Probing Quarkonium Diffusion in a Magnetized Quark-Gluon Plasma
Siddhi Swarupa Jena, Arpan Bhattacharjee, David Dudal, Subhash Mahapatra
TL;DR
This work develops a self-consistent EBID holographic model to study heavy-quark diffusion in a magnetized QGP, capturing anisotropic transport under a background magnetic field. It combines spectral-function analysis and hydrodynamic expansion to compute the quark-number susceptibility $\chi$, and employs both hydrodynamic and hanging-string formalisms to derive closed-form diffusion coefficients for diffusion parallel and perpendicular to $\mathbf{B}$, revealing distinct magnetic-field and temperature dependencies.

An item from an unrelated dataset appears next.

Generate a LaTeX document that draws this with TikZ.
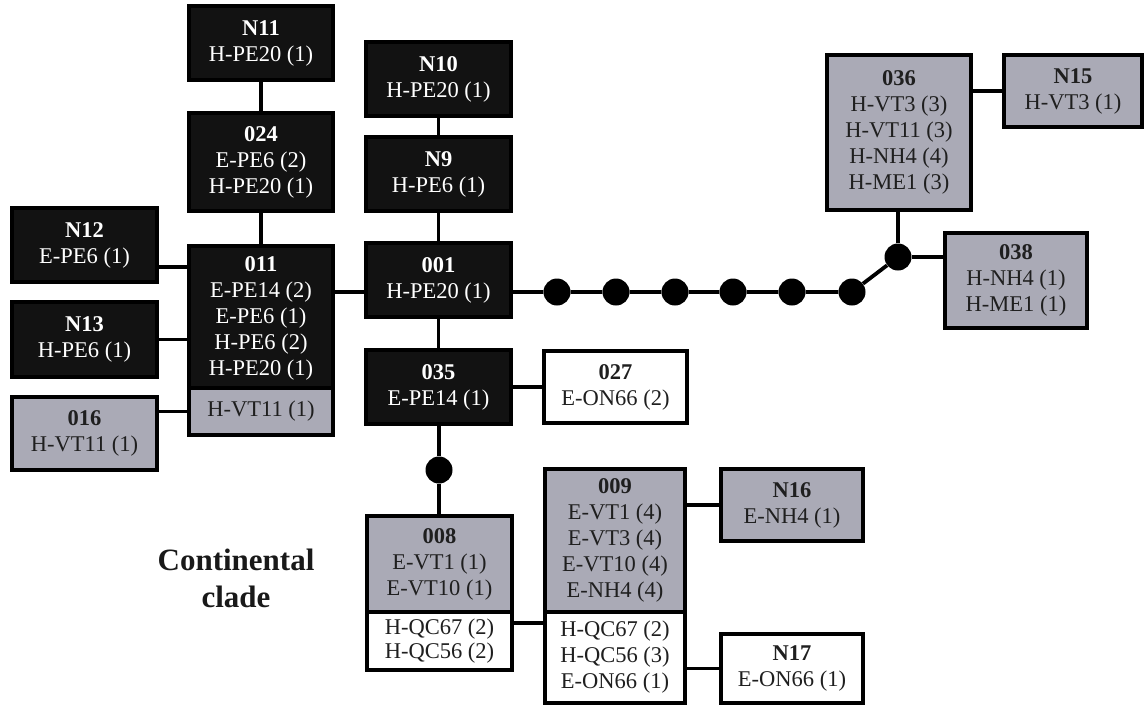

The results show $\chi$ increasing with both $B$ and $T$, while $D^{\parallel}$ is enhanced by $B$ and $D^{\perp}$ is suppressed, with nontrivial temperature trends and a near-Tc sensitivity. The hanging-string approach yields results that qualitatively align with the spectral-function findings at finite $B$ but differ at $B=0$, illustrating the influence of frame choices and scale hierarchies in holographic implementations. Overall, the EBID framework provides a coherent, nonperturbative lens to probe anisotropic quarkonium diffusion in magnetized QGP with potential connections to lattice results and heavy-ion phenomenology.
Abstract
Motivated by the potential experimental relevance of magnetically affected heavy-quark diffusion, we consider here a five-dimensional nonlinear Einstein-Born-Infeld-dilaton model to not only holographically model the QCD thermodynamics in a magnetic background, but also to probe the charged inner structure of a heavy quarkonium. The dual model's gravitational equations of motion can be solved in analytical form via the potential reconstruction method. Using a variety of tools -- spectral functions, hydrodynamic expansions or hanging strings -- we study the anisotropic diffusion constants and heavy-quark number susceptibility, each time reporting closed form expressions.